DATA SEGMENT:
=======
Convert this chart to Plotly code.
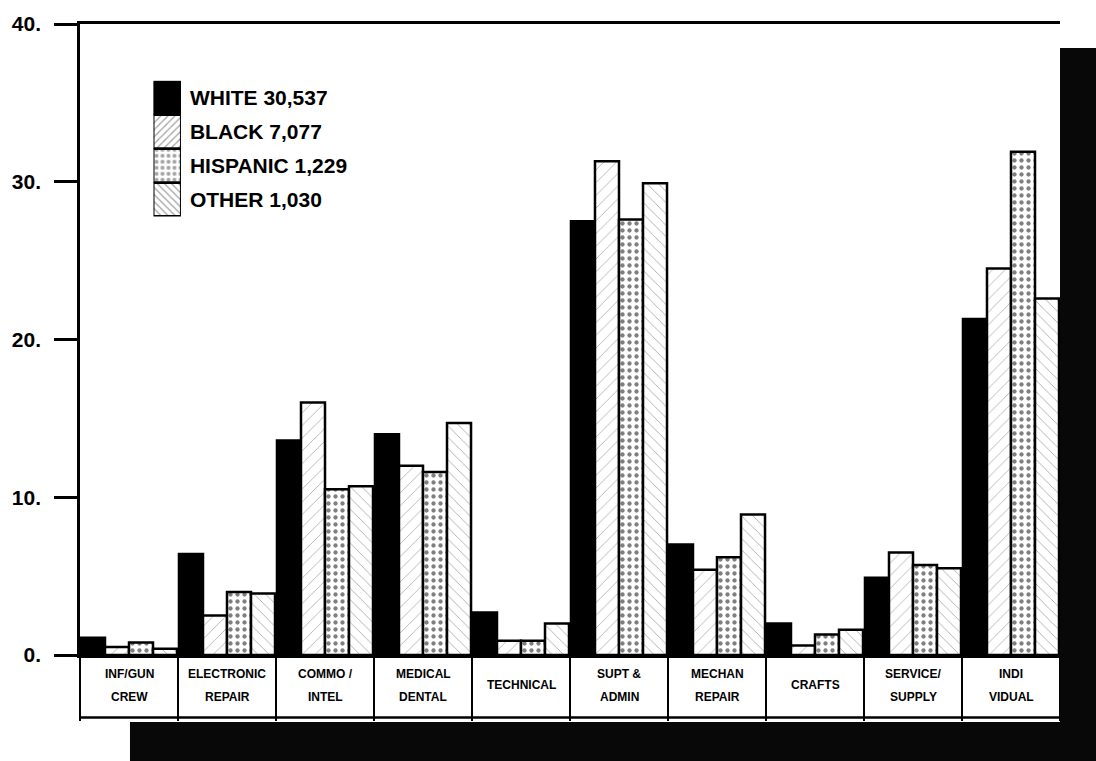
import plotly.graph_objects as go

# ---- data ----
categories = ["INF/GUN CREW", "ELECTRONIC REPAIR", "COMMO / INTEL", "MEDICAL DENTAL",
              "TECHNICAL", "SUPT & ADMIN", "MECHAN REPAIR", "CRAFTS",
              "SERVICE/ SUPPLY", "INDI VIDUAL"]
label_top = ["INF/GUN", "ELECTRONIC", "COMMO /", "MEDICAL", "TECHNICAL",
             "SUPT &", "MECHAN", "CRAFTS", "SERVICE/", "INDI"]
label_bottom = ["CREW", "REPAIR", "INTEL", "DENTAL", "",
                "ADMIN", "REPAIR", "", "SUPPLY", "VIDUAL"]

white = [1.1, 6.4, 13.6, 14.0, 2.7, 27.5, 7.0, 2.0, 4.9, 21.3]
black = [0.5, 2.5, 16.0, 12.0, 0.9, 31.3, 5.4, 0.6, 6.5, 24.5]
hispanic = [0.8, 4.0, 10.5, 11.6, 0.9, 27.6, 6.2, 1.3, 5.7, 31.9]
other = [0.4, 3.9, 10.7, 14.7, 2.0, 29.9, 8.9, 1.6, 5.5, 22.6]

series_names = ["WHITE 30,537", "BLACK 7,077", "HISPANIC 1,229", "OTHER 1,030"]

y_tickvals = [0, 10, 20, 30, 40]
y_ticktext = ["0.", "10.", "20.", "30.", "40."]

# ---- styles ----
bar_patterns = [
    dict(shape="", fgcolor="black", bgcolor="black"),
    dict(shape="/", fgcolor="#444444", bgcolor="white", size=9, solidity=0.08),
    dict(shape=".", fgcolor="black", bgcolor="white", size=7, solidity=0.3),
    dict(shape="\\", fgcolor="#444444", bgcolor="white", size=8, solidity=0.1),
]
bar_colors = ["black", "white", "white", "white"]

FONT = "Liberation Sans, Arial, Helvetica, sans-serif"

fig = go.Figure()
for vals, name, pat, col in zip([white, black, hispanic, other], series_names,
                                bar_patterns, bar_colors):
    fig.add_trace(go.Bar(
        x=categories, y=vals, name=name, showlegend=False,
        marker=dict(color=col, pattern=pat, line=dict(color="black", width=2.5)),
    ))

# legend drawn as a stacked swatch column (inset axes), labels as tick text
fig.add_trace(go.Bar(
    x=[1] * len(series_names), y=series_names, orientation="h",
    xaxis="x2", yaxis="y2", showlegend=False, hoverinfo="skip",
    marker=dict(
        color=bar_colors,
        pattern=dict(shape=["", "/", ".", "\\"], fgcolor="black",
                     bgcolor=["black", "white", "white", "white"],
                     size=[6, 5, 6, 5], solidity=[0.3, 0.25, 0.35, 0.25]),
        line=dict(color="black", width=2),
    ),
))

annotations = []
lab_font = dict(family=FONT, size=12, color="black", weight="bold")
for cat, t, b in zip(categories, label_top, label_bottom):
    if b:
        annotations.append(dict(x=cat, xref="x", y=-0.03, yref="paper", text=t,
                                showarrow=False, yanchor="middle", font=lab_font))
        annotations.append(dict(x=cat, xref="x", y=-0.066, yref="paper", text=b,
                                showarrow=False, yanchor="middle", font=lab_font))
    else:
        annotations.append(dict(x=cat, xref="x", y=-0.048, yref="paper", text=t,
                                showarrow=False, yanchor="middle", font=lab_font))

shapes = [
    dict(type="line", xref="paper", yref="paper", x0=0, x1=1, y0=-0.099, y1=-0.099,
         line=dict(color="black", width=2.5)),
    dict(type="rect", xref="paper", yref="paper", x0=1.0, x1=1.1, y0=-0.25, y1=0.962,
         fillcolor="#080808", line=dict(width=0), layer="above"),
    dict(type="rect", xref="paper", yref="paper", x0=0.051, x1=1.1, y0=-0.25, y1=-0.106,
         fillcolor="#080808", line=dict(width=0), layer="above"),
]

fig.update_layout(
    width=1096, height=761,
    margin=dict(l=80, r=36, t=19, b=106),
    paper_bgcolor="white", plot_bgcolor="rgba(0,0,0,0)",
    barmode="group", bargap=0.02, bargroupgap=0,
    font=dict(family=FONT, color="black"),
    showlegend=False,
    xaxis=dict(type="category", range=[-0.5, 9.5], showline=True, linecolor="black",
               linewidth=2.5, mirror=True, ticks="outside", tickson="boundaries",
               ticklen=63, tickwidth=2, tickcolor="black", showticklabels=False,
               showgrid=False, zeroline=False, fixedrange=True, domain=[0, 1]),
    yaxis=dict(range=[0, 40], tickvals=y_tickvals, ticktext=y_ticktext,
               showline=True, linecolor="black", linewidth=2.5,
               ticks="outside", ticklen=23, tickwidth=2.5, tickcolor="black",
               showgrid=False, zeroline=False, domain=[0, 1], ticklabelstandoff=9,
               tickfont=dict(family=FONT, size=21, color="black", weight="bold")),
    xaxis2=dict(domain=[0.075, 0.103], anchor="y2", range=[0, 1], visible=False,
                fixedrange=True),
    yaxis2=dict(domain=[0.695, 0.91], anchor="x2", type="category",
                autorange="reversed", side="right", showline=False, ticks="",
                showgrid=False, zeroline=False, ticklabelstandoff=8,
                tickfont=dict(family=FONT, size=21, color="black", weight="bold")),
    annotations=annotations,
    shapes=shapes,
)

fig.write_html("out.html", config={"displayModeBar": False},
               post_script="document.body.style.margin='0';")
=======
Return each line exactly as written. Any picture gets left out.

Convert this chart to Plotly code.
import plotly.graph_objects as go

# ---- data ----
categories = ["INF/GUN CREW", "ELECTRONIC REPAIR", "COMMO / INTEL", "MEDICAL DENTAL",
              "TECHNICAL", "SUPT & ADMIN", "MECHAN REPAIR", "CRAFTS",
              "SERVICE/ SUPPLY", "INDI VIDUAL"]
label_top = ["INF/GUN", "ELECTRONIC", "COMMO /", "MEDICAL", "TECHNICAL",
             "SUPT &", "MECHAN", "CRAFTS", "SERVICE/", "INDI"]
label_bottom = ["CREW", "REPAIR", "INTEL", "DENTAL", "",
                "ADMIN", "REPAIR", "", "SUPPLY", "VIDUAL"]

white = [1.1, 6.4, 13.6, 14.0, 2.7, 27.5, 7.0, 2.0, 4.9, 21.3]
black = [0.5, 2.5, 16.0, 12.0, 0.9, 31.3, 5.4, 0.6, 6.5, 24.5]
hispanic = [0.8, 4.0, 10.5, 11.6, 0.9, 27.6, 6.2, 1.3, 5.7, 31.9]
other = [0.4, 3.9, 10.7, 14.7, 2.0, 29.9, 8.9, 1.6, 5.5, 22.6]

series_names = ["WHITE 30,537", "BLACK 7,077", "HISPANIC 1,229", "OTHER 1,030"]

y_tickvals = [0, 10, 20, 30, 40]
y_ticktext = ["0.", "10.", "20.", "30.", "40."]

# ---- styles ----
bar_patterns = [
    dict(shape="", fgcolor="black", bgcolor="black"),
    dict(shape="/", fgcolor="#444444", bgcolor="white", size=9, solidity=0.08),
    dict(shape=".", fgcolor="black", bgcolor="white", size=7, solidity=0.3),
    dict(shape="\\", fgcolor="#444444", bgcolor="white", size=8, solidity=0.1),
]
bar_colors = ["black", "white", "white", "white"]

FONT = "Liberation Sans, Arial, Helvetica, sans-serif"

fig = go.Figure()
for vals, name, pat, col in zip([white, black, hispanic, other], series_names,
                                bar_patterns, bar_colors):
    fig.add_trace(go.Bar(
        x=categories, y=vals, name=name, showlegend=False,
        marker=dict(color=col, pattern=pat, line=dict(color="black", width=2.5)),
    ))

# legend drawn as a stacked swatch column (inset axes), labels as tick text
fig.add_trace(go.Bar(
    x=[1] * len(series_names), y=series_names, orientation="h",
    xaxis="x2", yaxis="y2", showlegend=False, hoverinfo="skip",
    marker=dict(
        color=bar_colors,
        pattern=dict(shape=["", "/", ".", "\\"], fgcolor="black",
                     bgcolor=["black", "white", "white", "white"],
                     size=[6, 5, 6, 5], solidity=[0.3, 0.25, 0.35, 0.25]),
        line=dict(color="black", width=2),
    ),
))

annotations = []
lab_font = dict(family=FONT, size=12, color="black", weight="bold")
for cat, t, b in zip(categories, label_top, label_bottom):
    if b:
        annotations.append(dict(x=cat, xref="x", y=-0.03, yref="paper", text=t,
                                showarrow=False, yanchor="middle", font=lab_font))
        annotations.append(dict(x=cat, xref="x", y=-0.066, yref="paper", text=b,
                                showarrow=False, yanchor="middle", font=lab_font))
    else:
        annotations.append(dict(x=cat, xref="x", y=-0.048, yref="paper", text=t,
                                showarrow=False, yanchor="middle", font=lab_font))

shapes = [
    dict(type="line", xref="paper", yref="paper", x0=0, x1=1, y0=-0.099, y1=-0.099,
         line=dict(color="black", width=2.5)),
    dict(type="rect", xref="paper", yref="paper", x0=1.0, x1=1.1, y0=-0.25, y1=0.962,
         fillcolor="#080808", line=dict(width=0), layer="above"),
    dict(type="rect", xref="paper", yref="paper", x0=0.051, x1=1.1, y0=-0.25, y1=-0.106,
         fillcolor="#080808", line=dict(width=0), layer="above"),
]

fig.update_layout(
    width=1096, height=761,
    margin=dict(l=80, r=36, t=19, b=106),
    paper_bgcolor="white", plot_bgcolor="rgba(0,0,0,0)",
    barmode="group", bargap=0.02, bargroupgap=0,
    font=dict(family=FONT, color="black"),
    showlegend=False,
    xaxis=dict(type="category", range=[-0.5, 9.5], showline=True, linecolor="black",
               linewidth=2.5, mirror=True, ticks="outside", tickson="boundaries",
               ticklen=63, tickwidth=2, tickcolor="black", showticklabels=False,
               showgrid=False, zeroline=False, fixedrange=True, domain=[0, 1]),
    yaxis=dict(range=[0, 40], tickvals=y_tickvals, ticktext=y_ticktext,
               showline=True, linecolor="black", linewidth=2.5,
               ticks="outside", ticklen=23, tickwidth=2.5, tickcolor="black",
               showgrid=False, zeroline=False, domain=[0, 1], ticklabelstandoff=9,
               tickfont=dict(family=FONT, size=21, color="black", weight="bold")),
    xaxis2=dict(domain=[0.075, 0.103], anchor="y2", range=[0, 1], visible=False,
                fixedrange=True),
    yaxis2=dict(domain=[0.695, 0.91], anchor="x2", type="category",
                autorange="reversed", side="right", showline=False, ticks="",
                showgrid=False, zeroline=False, ticklabelstandoff=8,
                tickfont=dict(family=FONT, size=21, color="black", weight="bold")),
    annotations=annotations,
    shapes=shapes,
)

fig.write_html("out.html", config={"displayModeBar": False},
               post_script="document.body.style.margin='0';")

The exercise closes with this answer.